• _EXERCISE OBJECTIVE_
Filter this material down to the lines that hold "with", copying each one.

• _DATASET ROWS_
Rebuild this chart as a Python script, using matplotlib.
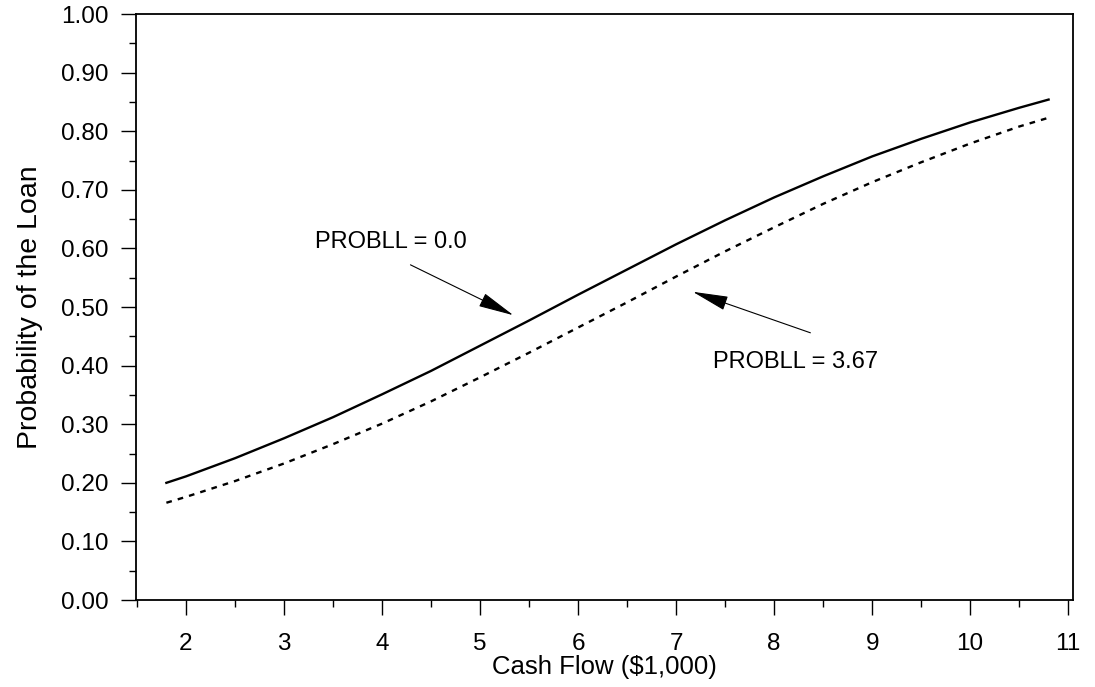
import matplotlib
matplotlib.use("Agg")
import matplotlib.pyplot as plt
from matplotlib.ticker import MultipleLocator

# values
cash_flow = [1.8, 2.0, 2.5, 3.0, 3.5, 4.0, 4.5, 5.0, 5.5, 6.0, 6.5,
             7.0, 7.5, 8.0, 8.5, 9.0, 9.5, 10.0, 10.5, 10.8]
prob_probll_0 = [0.200, 0.211, 0.242, 0.276, 0.312, 0.351, 0.391, 0.434, 0.477, 0.521, 0.564,
                 0.607, 0.648, 0.687, 0.723, 0.757, 0.787, 0.815, 0.840, 0.854]
prob_probll_367 = [0.166, 0.176, 0.203, 0.233, 0.266, 0.301, 0.339, 0.380, 0.422, 0.465, 0.508,
                   0.552, 0.595, 0.636, 0.676, 0.713, 0.747, 0.779, 0.808, 0.823]

x_ticks = [2, 3, 4, 5, 6, 7, 8, 9, 10, 11]
y_ticks = [0.0, 0.1, 0.2, 0.3, 0.4, 0.5, 0.6, 0.7, 0.8, 0.9, 1.0]

plt.rcParams['font.family'] = ['Liberation Sans', 'DejaVu Sans']

fig = plt.figure(figsize=(10.95, 6.87), dpi=100)
ax = fig.add_axes([0.1242, 0.1266, 0.8558, 0.853])

ax.plot(cash_flow, prob_probll_0, color='black', lw=1.7)
ax.plot(cash_flow, prob_probll_367, color='black', lw=1.7, dashes=(2.4, 2.6))

arrow = dict(arrowstyle='-|>,head_length=1.25,head_width=0.25', color='black',
             lw=0.8, mutation_scale=18, shrinkA=0, shrinkB=0)
ax.annotate('', xy=(5.34, 0.486), xytext=(4.29, 0.572), arrowprops=arrow)
ax.text(4.09, 0.611, 'PROBLL = 0.0', fontsize=17, ha='center', va='center')
ax.annotate('', xy=(7.17, 0.526), xytext=(8.37, 0.456), arrowprops=arrow)
ax.text(8.22, 0.406, 'PROBLL = 3.67', fontsize=17, ha='center', va='center')

ax.set_xlim(1.49, 11.05)
ax.set_ylim(0, 1.0)
ax.set_xticks(x_ticks)
ax.set_yticks(y_ticks)
ax.set_yticklabels(['%.2f' % v for v in y_ticks])
ax.xaxis.set_minor_locator(MultipleLocator(0.5))
ax.yaxis.set_minor_locator(MultipleLocator(0.05))
ax.tick_params(which='major', direction='out', length=11, width=1.0, labelsize=17.5, pad=9)
ax.tick_params(axis='x', which='major', pad=13)
ax.tick_params(which='minor', direction='out', length=5, width=1.0)
ax.tick_params(top=False, right=False, which='both')
for s in ax.spines.values():
    s.set_linewidth(1.3)

ax.set_xlabel('Cash Flow ($1,000)', fontsize=18.5, labelpad=0)
ax.set_ylabel('Probability of the Loan', fontsize=20.5, labelpad=13)

fig.savefig('out.png', dpi=100)
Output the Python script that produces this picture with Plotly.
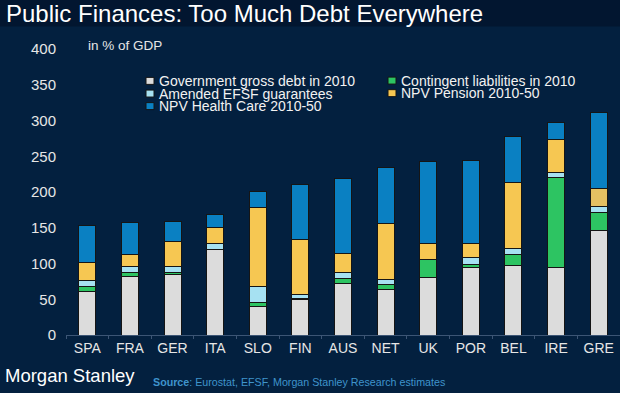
import plotly.graph_objects as go

countries = ["SPA", "FRA", "GER", "ITA", "SLO", "FIN", "AUS", "NET", "UK", "POR", "BEL", "IRE", "GRE"]
gov_debt = [61, 82.5, 84, 119, 39.3, 49.5, 72.7, 63.4, 81.1, 94.5, 97.3, 95, 146]
contingent = [6.2, 5.6, 3.1, 0, 5.6, 1, 7, 6.6, 24.1, 3.8, 15.9, 124.9, 25.1]
efsf = [9.2, 8.3, 8.4, 8.9, 22.3, 6.4, 7.8, 8.3, 0, 10.7, 7.4, 7.6, 8.4]
pension = [25.6, 16.2, 35.2, 22.3, 110.9, 77.2, 26.5, 77.5, 23.3, 19, 93.3, 45.9, 25.1]
health = [51.6, 44.2, 27.5, 18.7, 22.3, 76.6, 104.5, 79, 113.7, 116.2, 64.1, 23.2, 106.4]
y_ticks = [0, 50, 100, 150, 200, 250, 300, 350, 400]

series_names = ["Government gross debt in 2010", "Contingent liabilities in 2010",
                "Amended EFSF guarantees", "NPV Pension 2010-50", "NPV Health Care 2010-50"]

W, H = 620, 393
L, R, T, B = 66, 0, 48.5, 57.5
PW, PH = W - L - R, H - T - B
BG = "#03203F"
FONT = "Liberation Sans, Arial, sans-serif"

col_debt = "#DCDCDC"
col_cont = "#2DC462"
col_efsf = "#A6E1F2"
col_pens = "#F6C752"
col_heal = "#0A80C2"
pens_colors = [col_pens] * (len(countries) - 1) + ["#E4C062"]

fig = go.Figure()
for name, vals, color in [
    (series_names[0], gov_debt, col_debt),
    (series_names[1], contingent, col_cont),
    (series_names[2], efsf, col_efsf),
    (series_names[3], pension, pens_colors),
    (series_names[4], health, col_heal),
]:
    fig.add_trace(go.Bar(
        x=countries, y=vals, name=name,
        marker=dict(color=color, line=dict(color="#151515", width=1)),
        showlegend=False, hoverinfo="x+y+name",
    ))


def px_x(px):
    return (px - L) / PW


def px_y(py):
    return (H - B - py) / PH


shapes = []
annotations = []

# title band
shapes.append(dict(type="rect", xref="paper", yref="paper", layer="below",
                   x0=px_x(-2), x1=px_x(W + 2), y0=px_y(26), y1=px_y(-2),
                   fillcolor="#021630", line=dict(width=0)))
annotations.append(dict(text="Public Finances: Too Much Debt Everywhere", xref="paper", yref="paper",
                        x=px_x(4), y=px_y(13), xanchor="left", yanchor="middle", showarrow=False,
                        font=dict(family=FONT, size=24, color="#FFFFFF")))

annotations.append(dict(text="in % of GDP", xref="paper", yref="paper",
                        x=px_x(86), y=px_y(45), xanchor="left", yanchor="middle", showarrow=False,
                        font=dict(family=FONT, size=13.5, color="#E6E6E6")))

# legend (manual, tight row spacing as in the reference)
legend_items = [
    (series_names[0], col_debt, 146, 80.5),
    (series_names[2], col_efsf, 146, 93.2),
    (series_names[4], col_heal, 146, 105.8),
    (series_names[1], col_cont, 388, 80.2),
    (series_names[3], col_pens, 388, 92.8),
]
for name, color, sx, sy in legend_items:
    shapes.append(dict(type="rect", xref="paper", yref="paper",
                       x0=px_x(sx), x1=px_x(sx + 8), y0=px_y(sy + 3.5), y1=px_y(sy - 3.5),
                       fillcolor=color, line=dict(color="#151515", width=1)))
    annotations.append(dict(text=name, xref="paper", yref="paper",
                            x=px_x(sx + 11), y=px_y(sy), xanchor="left", yanchor="middle",
                            showarrow=False,
                            font=dict(family=FONT, size=14, color="#F2F2F2")))

# footer
annotations.append(dict(text="Morgan Stanley", xref="paper", yref="paper",
                        x=px_x(3), y=px_y(376), xanchor="left", yanchor="middle", showarrow=False,
                        font=dict(family=FONT, size=18.5, color="#FFFFFF")))
annotations.append(dict(text="<b>Source</b>: Eurostat, EFSF, Morgan Stanley Research estimates",
                        xref="paper", yref="paper",
                        x=px_x(151), y=px_y(383), xanchor="left", yanchor="middle", showarrow=False,
                        font=dict(family=FONT, size=10.7, color="#3F94CC")))

fig.update_layout(
    width=W, height=H,
    margin=dict(l=L, r=R, t=T, b=B, pad=0),
    barmode="stack", bargap=0.6,
    paper_bgcolor=BG, plot_bgcolor=BG,
    shapes=shapes, annotations=annotations,
    xaxis=dict(showgrid=False, showline=True, linecolor="#3C5575", linewidth=1,
               ticks="outside", ticklen=3, tickcolor="#3C5575", tickson="boundaries",
               tickfont=dict(family=FONT, size=14, color="#E6E6E6"), fixedrange=True),
    yaxis=dict(range=[0, 400], tickvals=y_ticks, showgrid=False, zeroline=False,
               showline=False, ticks="", ticklabelstandoff=9,
               tickfont=dict(family=FONT, size=15, color="#E6E6E6"), fixedrange=True),
    showlegend=False,
)

fig.write_html("out.html", config={"displayModeBar": False},
               post_script="document.body.style.margin='0';document.body.style.overflow='hidden';")
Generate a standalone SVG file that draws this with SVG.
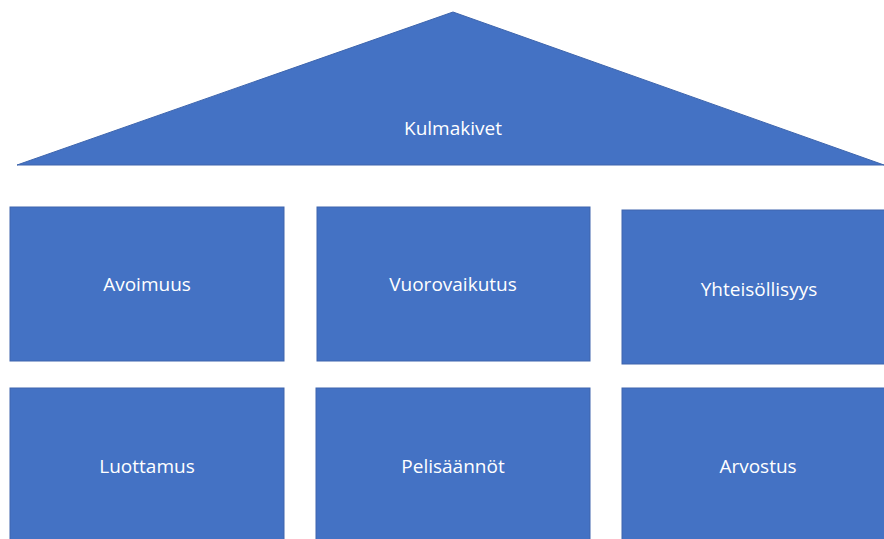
<svg xmlns="http://www.w3.org/2000/svg" width="884" height="539" viewBox="0 0 884 539">
<style>
.s{fill:#4472C4;stroke:#3E65AD;stroke-width:1}
.t{fill:#FFFFFF;font-family:"Open Sans","Noto Sans","Liberation Sans",sans-serif;font-size:19px;text-anchor:middle;dominant-baseline:central}
</style>
<rect width="884" height="539" fill="#FFFFFF"/>
<g id="roof"><polygon class="s" points="453,12 884,165 17,165"/><text class="t" x="453" y="128">Kulmakivet</text></g>
<g id="avoimuus"><rect class="s" x="10" y="207" width="274" height="154"/><text class="t" x="147" y="284">Avoimuus</text></g>
<g id="vuorovaikutus"><rect class="s" x="317" y="207" width="273" height="154"/><text class="t" x="453" y="284">Vuorovaikutus</text></g>
<g id="yhteisollisyys"><rect class="s" x="622" y="210" width="266" height="154"/><text class="t" x="759" y="289">Yhteisöllisyys</text></g>
<g id="luottamus"><rect class="s" x="10" y="388" width="274" height="160"/><text class="t" x="147" y="466">Luottamus</text></g>
<g id="pelisaannot"><rect class="s" x="316" y="388" width="274" height="160"/><text class="t" x="453" y="466">Pelisäännöt</text></g>
<g id="arvostus"><rect class="s" x="622" y="388" width="266" height="160"/><text class="t" x="758" y="466">Arvostus</text></g>
<g id="connectors"/>
</svg>
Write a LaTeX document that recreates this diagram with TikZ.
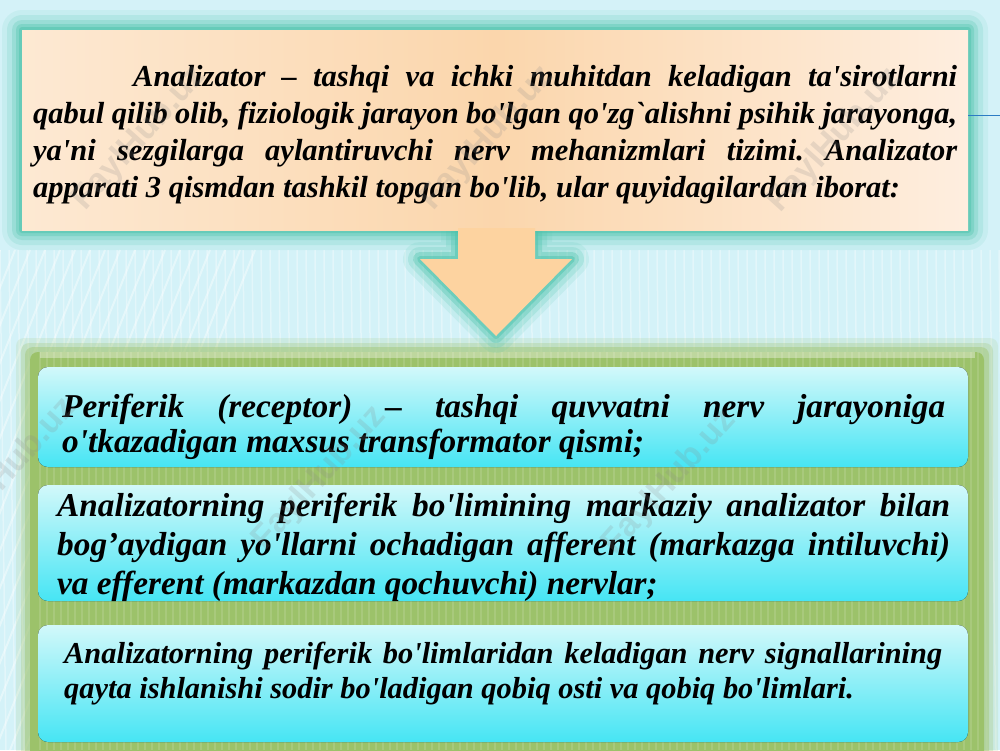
\documentclass[tikz,border=0pt]{standalone}
\usepackage{fontspec}
\setmainfont{Liberation Serif}[Ligatures=TeXOff]
\setsansfont{Liberation Sans}
\usetikzlibrary{calc}
\frenchspacing
\definecolor{bgcyan}{HTML}{D4F2F8}
\definecolor{tealglow}{HTML}{4FC4AC}
\definecolor{peachL}{HTML}{FDE9D3}
\definecolor{peachM}{HTML}{FBD6AC}
\definecolor{peachR}{HTML}{FEEEDF}
\definecolor{arrowcol}{HTML}{FDD3A0}
\definecolor{bandgreen}{HTML}{9CC26A}
\definecolor{cyantop}{HTML}{D2F8FA}
\definecolor{cyanbot}{HTML}{46E5F4}
\definecolor{wmark}{HTML}{8A8A8A}
\definecolor{blueline}{HTML}{2C7CC4}
\tikzset{
  cyanbox/.style={top color=cyantop,bottom color=cyanbot,rounded corners=10pt,draw=none},
  bodytext/.style={inner sep=0pt,align=justify,text=black,anchor=north west},
  watermark/.style={rotate=48,text=wmark,opacity=0.2,font=\bfseries\sffamily\fontsize{34}{34}\selectfont},
}
\begin{document}
\frenchspacing
\begin{tikzpicture}[x=1pt,y=-1pt]
\useasboundingbox (0,0) rectangle (1000,750);
% background
\fill[bgcyan] (0,0) rectangle (1000,750);
\foreach \i in {0,9,...,1000}
  \draw[white,opacity=0.35,line width=1.5pt] (\i,250) -- (\i+6,750);
\foreach \i in {-200,-185,...,60}
  \draw[white,opacity=0.4,line width=2pt] (\i,750) -- (\i+200,250);
% green band behind the lower boxes
\foreach \d/\o in {14/0.15,9/0.25,5/0.4,0/1}
  \fill[bandgreen,opacity=\o,rounded corners=8pt] (30-\d,352-\d) rectangle (984+\d,760);
\foreach \i in {40,47,...,980}
  \draw[white,opacity=0.12,line width=1.2pt] (\i,352) -- (\i,750);
\fill[white,opacity=0.35] (40,352) rectangle (975,358);
% glow around the top box
\foreach \d/\o in {20/0.10,15/0.16,10/0.25,6/0.35,3/0.5}
  \fill[tealglow,opacity=\o,rounded corners=\d pt] (22-\d,30-\d) rectangle (968+\d,230+\d);
% arrow glow
\foreach \w/\o in {34/0.12,24/0.2,14/0.35,6/0.5}
  \draw[tealglow,opacity=\o,line width=\w pt,line join=round]
    (458,232) -- (535,232) -- (535,259) -- (572,259) -- (496,336) -- (420,259) -- (458,259) -- cycle;
% top box
\shade[left color=peachL,right color=peachR,middle color=peachM] (22,30) rectangle (968,230);
% blue line at right
\draw[blueline,line width=1pt] (968,115) -- (1000,115);
% arrow
\fill[arrowcol] (458,228) -- (535,228) -- (535,259) -- (572,259) -- (496,336) -- (420,259) -- (458,259) -- cycle;
% lower boxes
\fill[cyanbox] (38,367) rectangle (968,467);
\fill[cyanbox] (38,485) rectangle (968,601);
\fill[cyanbox] (38,625) rectangle (968,742);
% texts
\node[bodytext,text width=924pt,font=\fontsize{30.5}{37}\selectfont\bfseries\itshape] (intro) at (33,65)
  {\hspace*{100pt}Analizator – tashqi va ichki muhitdan keladigan ta'sirotlarni\linebreak qabul qilib olib, fiziologik jarayon bo'lgan qo'zg`alishni psihik jarayonga,\linebreak ya'ni sezgilarga aylantiruvchi nerv mehanizmlari tizimi. Analizator\linebreak apparati 3 qismdan tashkil topgan bo'lib, ular quyidagilardan iborat:};
\node[bodytext,text width=883pt,font=\fontsize{33.3}{35}\selectfont\bfseries\itshape] (periferik) at (62,394)
  {Periferik (receptor) – tashqi quvvatni nerv jarayoniga\linebreak o'tkazadigan maxsus transformator qismi;};
\node[bodytext,text width=893pt,font=\fontsize{33.3}{39}\selectfont\bfseries\itshape] (yollar) at (57,493)
  {Analizatorning periferik bo'limining markaziy analizator bilan\linebreak bog’aydigan yo'llarni ochadigan afferent (markazga intiluvchi)\linebreak va efferent (markazdan qochuvchi) nervlar;};
\node[bodytext,text width=878pt,font=\fontsize{30.4}{35}\selectfont\bfseries\itshape] (markaz) at (64,642)
  {Analizatorning periferik bo'limlaridan keladigan nerv signallarining\linebreak qayta ishlanishi sodir bo'ladigan qobiq osti va qobiq bo'limlari.};
% watermarks
\node[watermark] (w1) at (140,138) {FaylHub.uz};
\node[watermark] (w2) at (488,138) {FaylHub.uz};
\node[watermark] (w3) at (835,140) {FaylHub.uz};
\node[watermark] (w4) at (10,470) {FaylHub.uz};
\node[watermark] (w5) at (320,478) {FaylHub.uz};
\node[watermark] (w6) at (670,482) {FaylHub.uz};
\end{tikzpicture}
\end{document}
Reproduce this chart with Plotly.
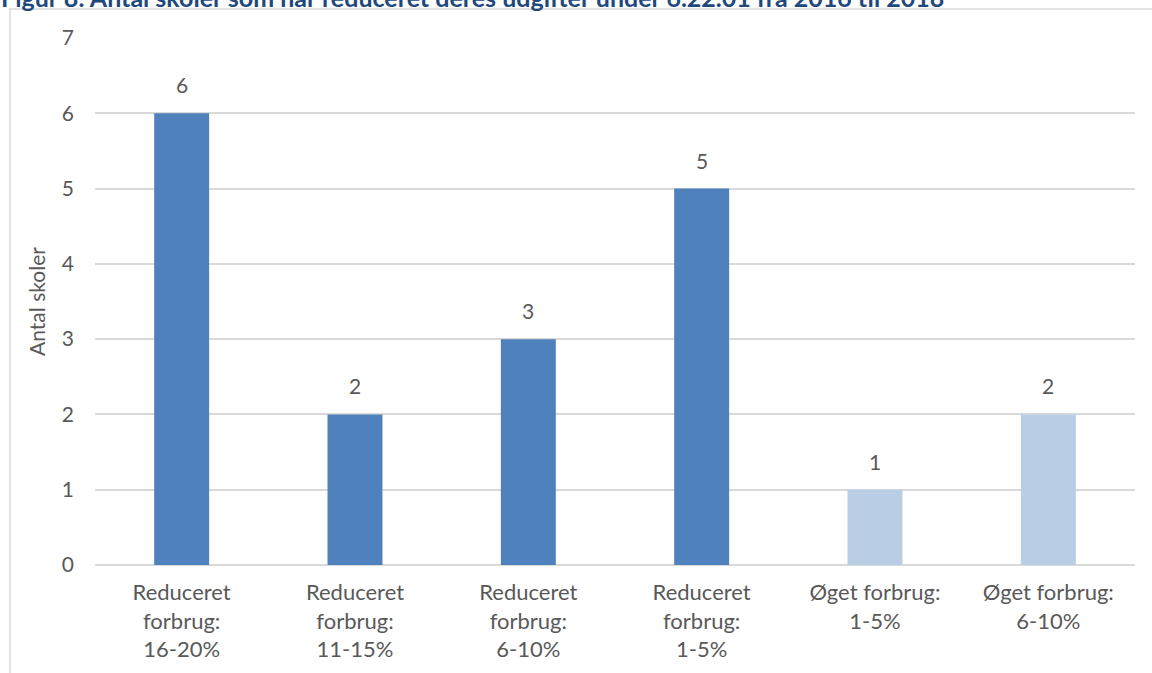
import plotly.graph_objects as go

categories = ["Reduceret<br>forbrug:<br>16-20%", "Reduceret<br>forbrug:<br>11-15%",
              "Reduceret<br>forbrug:<br>6-10%", "Reduceret<br>forbrug:<br>1-5%",
              "Øget forbrug:<br>1-5%", "Øget forbrug:<br>6-10%"]
values = [6, 2, 3, 5, 1, 2]
bar_colors = ["#4F81BD", "#4F81BD", "#4F81BD", "#4F81BD", "#B9CDE5", "#B9CDE5"]
y_ticks = [0, 1, 2, 3, 4, 5, 6, 7]
title_text = "Figur 8: Antal skoler som har reduceret deres udgifter under 6.22.01 fra 2016 til 2018"
y_title = "Antal skoler"

FONT = "Lato"
TXT = "#595959"

fig = go.Figure(go.Bar(x=categories, y=values, marker=dict(color=bar_colors, line=dict(width=0)),
                       hoverinfo="skip"))

for c, v in zip(categories, values):
    fig.add_annotation(x=c, y=v, text=str(v), showarrow=False, yanchor="bottom", yshift=14,
                       font=dict(family=FONT, size=21, color=TXT))

W, H = 1152, 673
ml, mr, mt, mb = 95, 17, 38, 108
pw, ph = W - ml - mr, H - mt - mb

def px_x(p):
    return (p - ml) / pw

def px_y(p):
    return (H - mb - p) / ph

# outer chart frame
fig.add_shape(type="rect", xref="paper", yref="paper",
              x0=px_x(10), x1=px_x(1170), y0=px_y(700), y1=px_y(9),
              line=dict(color="#D9D9D9", width=1.5), fillcolor="rgba(0,0,0,0)", layer="below")

fig.add_annotation(xref="paper", yref="paper", x=px_x(-1), y=px_y(-3), xanchor="left", yanchor="middle",
                   text="<b>" + title_text + "</b>", showarrow=False,
                   font=dict(family=FONT, size=25, color="#1F497D"))

fig.update_layout(
    width=W, height=H,
    margin=dict(l=ml, r=mr, t=mt, b=mb),
    paper_bgcolor="white", plot_bgcolor="white",
    bargap=0.683, showlegend=False,
    font=dict(family=FONT, color=TXT, size=21),
    xaxis=dict(showgrid=False, showline=False, zeroline=False, ticks="",
               tickfont=dict(size=22, color=TXT), ticklabelstandoff=12),
    yaxis=dict(range=[0, 7], tickvals=y_ticks, showgrid=True, gridcolor="#D9D9D9", gridwidth=1.5,
               zeroline=True, zerolinecolor="#D9D9D9", zerolinewidth=1.5, showline=False, ticks="",
               tickfont=dict(size=21, color=TXT), ticklabelstandoff=20,
               title=dict(text=y_title, font=dict(size=21, color=TXT), standoff=10)),
)

fig.write_html("out.html")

• _SOLUTION FOR THIS TASK_
Output the Python script that produces this picture with Plotly.
Generate a standalone SVG file that draws this with SVG.
Write a LaTeX document that recreates this diagram with TikZ.
Reproduce this chart with Plotly.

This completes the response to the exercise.